Un quatorzième texte de notre rubrique « Souvenez-vous de nos doctrines » est à retrouver aujourd’hui, de Maurice Barrès… dans lequel il montre les terribles ravages produits dans les intelligences par une tragique situation : la division et la dissociation des forces naturelles de la nation
De cette situation, les bureaux sont responsables. Le bureau de l’enseignement public les a dégoûtés de leur petite patrie, les a dressés par l’émulation et sans leur inculquer une idée religieuse – religion révélée ou idéal scientifique – qui leur fournirait un lien social. Le systèmes des « humanités » ne rend pas l’homme apte à la culture, au commerce, à l’industrie, mais, au contraire, l’en détourne. L’administration les a préparés seulement pour elle et pour qu’ils deviennent des fonctionnaires. Ils s’y sont refusés… Ce n’est dons pas assez que les corps sociaux soient dissociés : il y a des déserteurs. Ce n’est pas assez qu’il y ait dans ce pays de nombreux ressorts d’action antagonistes : voilà des jeunes gens, et d’une espèce fréquente, qui, dans le vaste et puissant atelier qu’est une patrie, ne sont mis en mouvement que par leur ressort individuel et ne travaillent que pour eux-mêmes. Ils sont mal servis et ils servent mal.
En vérité, il ne faut pas craindre d’y insister. C’est en maintenant le plus longtemps possible notre regard sur ces Lorrains que nous comprendrons l’ensemble de la situation. Et, déjà, nous entrevoyons ceci : dans le massif national, entre les blocs descellés, il se trouve une nombreuse poussière d’individus. C’est un gaspillage de forces. Quand même ce déchet serait formé de déments, d’incapables, d’hommes de mauvaise volonté, il serait regrettable, car dangereux : dans une ville mal balayée, où le service de voierie pèche, le moindre orage détermine des boues insalubres.
Cet émiettement se retrouve jusque dans les consciences. Un homme, en effet, n’appartient pas à une seule œuvre, à un seul intérêt ; il peut être, au même moment, engagé dans des groupements distincts. Que ceux-ci, grâce à l’état général de notre pays, soient antagonistes, voilà un homme en contradiction intérieure et par là diminué, sinon annulé.
En conséquence, ce qui fait question c’est la substance française.
Mais si la substance nationale est atteinte, vraiment il devient fort secondaire de savoir qui sera vainqueur aux élections. Il devient secondaire de savoir si la France, par ses troupes, par sa diplomatie, par ses finances mènera à bien tel ou tel projet. Il devient secondaire de savoir si les théories révolutionnaires d’une minorité, évidemment faible, qui excitent au vol et au pillage par protestation contre la propriété et la misère sont dangereuses et significatives d’un temps nouveau…

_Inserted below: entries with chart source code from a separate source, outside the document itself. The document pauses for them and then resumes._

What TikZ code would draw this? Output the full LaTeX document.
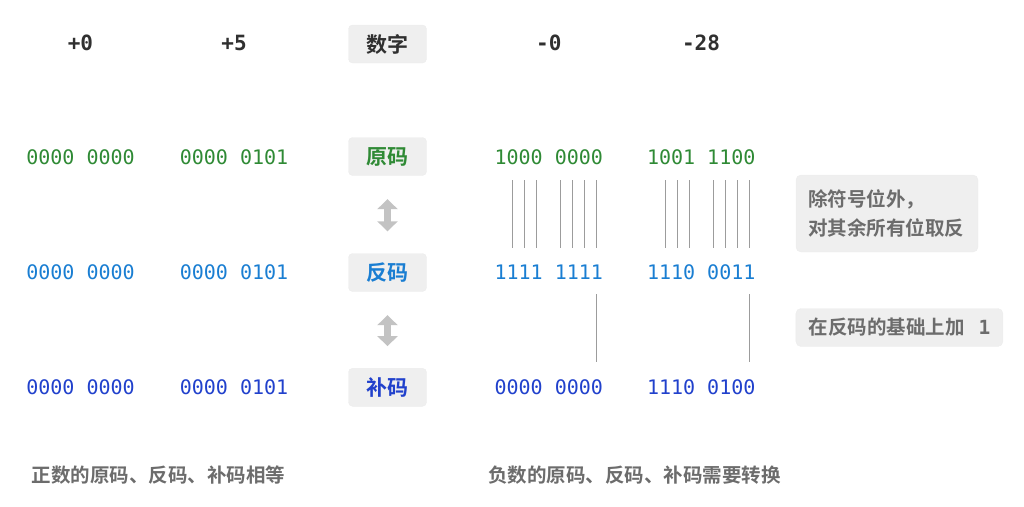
\documentclass[tikz,border=0pt]{standalone}
\usepackage{fontspec}
\usepackage{tikz}
\usepackage{xcolor}
\usetikzlibrary{arrows.meta,calc}

\newfontfamily\cjk{Noto Sans CJK SC}[BoldFont={* Bold}]
\newfontfamily\mono{DejaVu Sans Mono}

\definecolor{origgreen}{HTML}{2F8A35}
\definecolor{invblue}{HTML}{1A7ED2}
\definecolor{compblue}{HTML}{2141CC}
\definecolor{boxgray}{HTML}{EFEFEF}
\definecolor{notegray}{HTML}{6C6C6C}
\definecolor{linegray}{HTML}{9C9C9C}
\definecolor{arrowgray}{HTML}{C3C3C3}
\definecolor{headdark}{HTML}{303030}

\begin{document}
\begin{tikzpicture}[x=1pt,y=-1pt,
    bits/.style={font=\mono\fontsize{20}{24}\selectfont, inner sep=0pt},
    head/.style={font=\mono\bfseries\fontsize{21}{24}\selectfont, text=headdark, inner sep=0pt},
    kind/.style={fill=boxgray, draw=black!7, rounded corners=4pt, minimum width=78pt,
        minimum height=38pt, inner sep=0pt, font=\cjk\bfseries\fontsize{21}{24}\selectfont},
    note/.style={fill=boxgray, draw=black!7, rounded corners=5pt, inner sep=0pt,
        font=\cjk\bfseries\fontsize{19.5}{29}\selectfont, text=notegray, align=left},
    caption/.style={font=\cjk\bfseries\fontsize{19.5}{24}\selectfont, text=notegray, inner sep=0pt},
    bitline/.style={draw=linegray, line width=1.2pt},
    convert/.style={draw=arrowgray, line width=7pt, shorten <=23.5pt, shorten >=22pt,
        {Triangle[width=20pt,length=10pt]}-{Triangle[width=20pt,length=10pt]}}]

    \useasboundingbox (0,0) rectangle (1024,506);

    % Numbers
    \node[head] (h1) at (80.5,43) {+0};
    \node[head] (h2) at (234,43) {+5};
    \node[kind, text=headdark] (num) at (387.5,44) {数字};
    \node[head] (h3) at (548.8,43) {-0};
    \node[head] (h4) at (701,43) {-28};

    % Sign-magnitude
    \node[bits, text=origgreen] (o1) at (80.5,157) {0000 0000};
    \node[bits, text=origgreen] (o2) at (234,157) {0000 0101};
    \node[kind, text=origgreen] (orig) at (387.5,156.5) {原码};
    \node[bits, text=origgreen] (o3) at (548.8,157) {1000 0000};
    \node[bits, text=origgreen] (o4) at (701.2,157) {1001 1100};

    % Ones' complement
    \node[bits, text=invblue] (f1) at (80.5,272) {0000 0000};
    \node[bits, text=invblue] (f2) at (234,272) {0000 0101};
    \node[kind, text=invblue] (inv) at (387.5,272.5) {反码};
    \node[bits, text=invblue] (f3) at (548.8,272) {1111 1111};
    \node[bits, text=invblue] (f4) at (701.2,272) {1110 0011};

    % Two's complement
    \node[bits, text=compblue] (c1) at (80.5,387) {0000 0000};
    \node[bits, text=compblue] (c2) at (234,387) {0000 0101};
    \node[kind, text=compblue] (comp) at (387.5,387.3) {补码};
    \node[bits, text=compblue] (c3) at (548.8,387) {0000 0000};
    \node[bits, text=compblue] (c4) at (701.2,387) {1110 0100};

    % Arrows between the codes
    \draw[convert] (orig) -- (inv);
    \draw[convert] (inv) -- (comp);

    % Flipped bits
    \foreach \k in {1,2,3,5,6,7,8} {
        \draw[bitline] ($(o3.center)+(\k*12-48,23)$) -- ($(f3.center)+(\k*12-48,-24)$);
        \draw[bitline] ($(o4.center)+(\k*12-48,23)$) -- ($(f4.center)+(\k*12-48,-24)$);
    }

    % Plus one
    \draw[bitline] ($(f3.center)+(48,22)$) -- ($(c3.center)+(48,-25)$);
    \draw[bitline] ($(f4.center)+(48,22)$) -- ($(c4.center)+(48,-25)$);

    % Notes
    \node[note, minimum width=182pt, minimum height=77pt, text width=158pt] (flip) at (887,213.5)
        {除符号位外，\\对其余所有位取反};
    \node[note, minimum width=207pt, minimum height=38pt] (plus) at (899.4,327.5)
        {在反码的基础上加\hspace{14pt}{\mono\bfseries 1}};

    % Captions
    \node[caption] (pos) at (158.5,475) {正数的原码、反码、补码相等};
    \node[caption] (neg) at (634.5,475) {负数的原码、反码、补码需要转换};
\end{tikzpicture}
\end{document}
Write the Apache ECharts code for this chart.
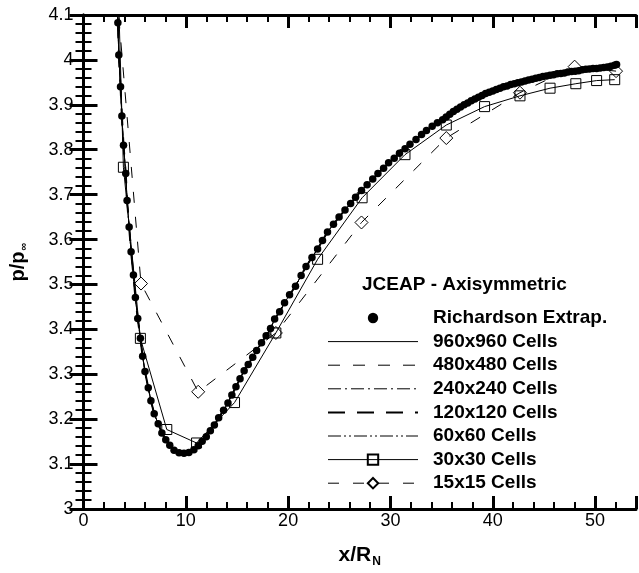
<!DOCTYPE html>
<html>
<head>
<meta charset="utf-8">
<script src="https://cdn.jsdelivr.net/npm/echarts@6/dist/echarts.min.js"></script>
<style>
  html, body { margin: 0; padding: 0; background: #fff; }
  #chart { width: 639px; height: 573px; }
</style>
</head>
<body>
<div id="chart"></div>
<script>
// values as [x/R_N, p/p_inf]
var richardson = [
  [3.36, 4.083], [3.45, 4.011], [3.62, 3.940], [3.75, 3.875], [3.91, 3.810], [4.13, 3.747],
  [4.26, 3.687], [4.46, 3.628], [4.65, 3.573], [4.88, 3.521], [5.07, 3.471], [5.30, 3.424],
  [5.56, 3.380], [5.78, 3.340], [6.01, 3.306], [6.33, 3.270], [6.59, 3.241], [6.91, 3.212],
  [7.30, 3.190], [7.66, 3.169], [8.04, 3.154], [8.43, 3.142], [8.85, 3.131], [9.34, 3.125],
  [9.82, 3.124], [10.30, 3.126], [10.79, 3.132], [11.21, 3.141], [11.60, 3.151], [12.00, 3.161],
  [12.40, 3.174], [12.79, 3.187], [13.21, 3.203], [13.69, 3.220], [14.12, 3.236], [14.50, 3.254],
  [14.90, 3.272], [15.30, 3.290], [15.70, 3.308], [16.10, 3.322], [16.54, 3.338], [16.92, 3.353],
  [17.40, 3.370], [17.85, 3.386], [18.28, 3.402], [18.68, 3.423], [19.17, 3.439], [19.65, 3.459],
  [20.14, 3.477], [20.72, 3.496], [21.27, 3.520], [21.75, 3.540], [22.33, 3.560], [22.88, 3.579],
  [23.36, 3.598], [23.85, 3.617], [24.43, 3.634], [24.98, 3.650], [25.56, 3.666], [26.11, 3.680],
  [26.59, 3.694], [27.17, 3.709], [27.72, 3.722], [28.27, 3.735], [28.78, 3.747], [29.33, 3.759],
  [29.82, 3.771], [30.37, 3.781], [30.88, 3.792], [31.43, 3.802], [31.91, 3.812], [32.50, 3.823],
  [33.04, 3.834], [33.52, 3.843], [34.08, 3.852], [34.59, 3.860], [35.10, 3.867], [35.45, 3.873],
  [35.80, 3.879], [36.15, 3.885], [36.50, 3.890], [36.85, 3.895], [37.20, 3.900], [37.55, 3.904],
  [37.90, 3.909], [38.25, 3.913], [38.60, 3.917], [38.95, 3.921], [39.30, 3.925], [39.65, 3.928],
  [40.00, 3.931], [40.35, 3.934], [40.70, 3.937], [41.05, 3.940], [41.40, 3.942], [41.75, 3.945],
  [42.10, 3.947], [42.45, 3.949], [42.80, 3.951], [43.15, 3.953], [43.50, 3.955], [43.85, 3.957],
  [44.20, 3.959], [44.55, 3.961], [44.90, 3.963], [45.25, 3.964], [45.60, 3.966], [45.95, 3.967],
  [46.30, 3.969], [46.65, 3.970], [47.00, 3.971], [47.35, 3.973], [47.70, 3.974], [48.05, 3.975],
  [48.40, 3.976], [48.75, 3.978], [49.10, 3.979], [49.45, 3.980], [49.80, 3.981], [50.15, 3.981],
  [50.50, 3.982], [50.85, 3.983], [51.20, 3.984], [51.55, 3.986], [51.90, 3.988], [52.10, 3.990]
];

// 960..60 cell solutions lie on the extrapolated curve (start is above the frame)
var fineGrid = [[3.28, 4.15]].concat(richardson);

var grid30 = [
  [3.35, 4.20], [3.90, 3.761], [5.56, 3.380], [8.14, 3.177], [11.05, 3.147], [14.76, 3.237],
  [18.80, 3.392], [22.88, 3.556], [27.23, 3.693], [31.42, 3.789], [35.46, 3.855], [39.20, 3.896],
  [42.66, 3.920], [45.60, 3.937], [48.12, 3.947], [50.15, 3.954], [51.92, 3.956]
];

var grid15 = [
  [3.25, 4.15], [5.62, 3.502], [11.21, 3.261], [18.80, 3.392], [27.17, 3.638], [35.46, 3.826],
  [42.66, 3.927], [48.00, 3.985], [52.05, 3.975]
];

var fineNames = ['960x960 Cells', '480x480 Cells', '240x240 Cells', '120x120 Cells', '60x60 Cells'];
var fineDash = ['solid', [12, 13], [13, 4, 2, 4], [17, 12], [13, 3, 2, 3, 2, 3]];
var fineWidth = [1, 1, 1, 2, 1];

var font = "'Liberation Sans', Arial, sans-serif";
var chart = echarts.init(document.getElementById('chart'));

function xAxisPart(pos, step, len, width, labels) {
  return {
    type: 'value', position: pos, min: 0, max: 54, interval: step,
    axisLine: { show: step === 2, lineStyle: { color: '#000', width: 3 } },
    axisTick: { inside: true, length: len, lineStyle: { color: '#000', width: width } },
    axisLabel: {
      show: labels, margin: 3, fontSize: 18, fontFamily: font, color: '#000',
      formatter: function (v) { return v % 10 === 0 ? String(v) : ''; }
    },
    splitLine: { show: false }
  };
}

function yAxisPart(pos, labels) {
  return {
    type: 'value', position: pos, min: 3, max: 4.1, interval: 0.1,
    axisLine: { show: true, lineStyle: { color: '#000', width: 3 } },
    axisTick: { inside: true, length: 14, lineStyle: { color: '#000', width: 3 } },
    minorTick: { show: true, splitNumber: 5, length: 8, lineStyle: { color: '#000', width: 2 } },
    axisLabel: { show: labels, margin: 10, fontSize: 18, fontFamily: font, color: '#000' },
    splitLine: { show: false }
  };
}

var xAxes = [
  xAxisPart('bottom', 2, 7, 2, true),
  xAxisPart('bottom', 10, 13, 3, false),
  xAxisPart('top', 2, 7, 2, false),
  xAxisPart('top', 10, 13, 3, false)
];
xAxes[0].name = '{a|x/R}{b|N}';
xAxes[0].nameLocation = 'middle';
xAxes[0].nameGap = 33;
xAxes[0].nameTextStyle = {
  color: '#000', fontFamily: font,
  rich: {
    a: { fontSize: 21, fontWeight: 'bold', fontFamily: font, color: '#000' },
    b: { fontSize: 12, fontWeight: 'bold', fontFamily: font, color: '#000', padding: [14, 0, 0, 1] }
  }
};

var yAxes = [yAxisPart('left', true), yAxisPart('right', false)];
yAxes[0].name = '{a|p/p}{b|\u221e}';
yAxes[0].nameLocation = 'middle';
yAxes[0].nameRotate = 90;
yAxes[0].nameGap = 54;
yAxes[0].nameTextStyle = {
  color: '#000', fontFamily: font,
  rich: {
    a: { fontSize: 20, fontWeight: 'bold', fontFamily: font, color: '#000' },
    b: { fontSize: 11, fontWeight: 'bold', fontFamily: font, color: '#000', padding: [12, 0, 0, 1] }
  }
};

var series = [{
  name: 'Richardson Extrap.', type: 'line', data: richardson,
  symbol: 'circle', symbolSize: 7.5, showSymbol: true,
  lineStyle: { width: 0 }, itemStyle: { color: '#000' }, z: 5
}];
fineNames.forEach(function (n, i) {
  series.push({
    name: n, type: 'line', data: fineGrid, symbol: 'none',
    lineStyle: { color: '#000', width: fineWidth[i], type: fineDash[i] },
    itemStyle: { color: '#000' }
  });
});
series.push({
  name: '30x30 Cells', type: 'line', data: grid30,
  symbol: 'rect', symbolSize: 10, showSymbol: true,
  lineStyle: { color: '#000', width: 1 },
  itemStyle: { color: 'transparent', borderColor: '#000', borderWidth: 1 }, z: 6
});
series.push({
  name: '15x15 Cells', type: 'line', data: grid15,
  symbol: 'diamond', symbolSize: 13, showSymbol: true,
  lineStyle: { color: '#000', width: 1, type: [11, 14] },
  itemStyle: { color: 'transparent', borderColor: '#000', borderWidth: 1 }, z: 6
});

var legendData = [{ name: 'Richardson Extrap.', lineStyle: { width: 0 } }];
fineNames.forEach(function (n, i) {
  legendData.push({ name: n, itemStyle: { opacity: 0 }, lineStyle: { width: fineWidth[i] } });
});
legendData.push({ name: '30x30 Cells' });
legendData.push({ name: '15x15 Cells' });

chart.setOption({
  animation: false,
  backgroundColor: '#fff',
  title: {
    text: 'JCEAP - Axisymmetric', left: 362, top: 275, padding: 0,
    textStyle: { fontSize: 19, fontWeight: 'bold', fontFamily: font, color: '#000' }
  },
  legend: {
    orient: 'vertical', left: 327, top: 308.5, padding: 0,
    itemWidth: 90, itemHeight: 13, itemGap: 4.6,
    selectedMode: false,
    lineStyle: { width: 1 },
    textStyle: { fontSize: 19, fontWeight: 'bold', fontFamily: font, color: '#000', padding: [0, 0, 0, 10] },
    data: legendData
  },
  grid: { left: 82, top: 15, width: 558, height: 509, containLabel: false },
  xAxis: xAxes,
  yAxis: yAxes,
  series: series
});
</script>
</body>
</html>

Quand de telles questions sont considérées comme essentielles par ceux qui discutent les affaires de ce pays et par ceux qui les mènent, on penche vraiment à conclure que la France est décérébrée, car le grave problème et, pour tout dire, le seul, est de refaire la substance nationale entamée, c’est-à-dire de restaurer les blocs du pays ou, si vous répugnez à la méthode rétrospective, d’organiser cette anarchie…
Des parties importantes du pays ne reçoivent plus d’impulsion, un cerveau leur manque qui remplisse près d’elles son rôle de protection, qui leur permettra d’éviter un obstacle, d’écarter un danger. Il y a en France une non-coordination des efforts. Chez les individus, c’est à de tels signes qu’on diagnostique les prodromes de la paralysie générale.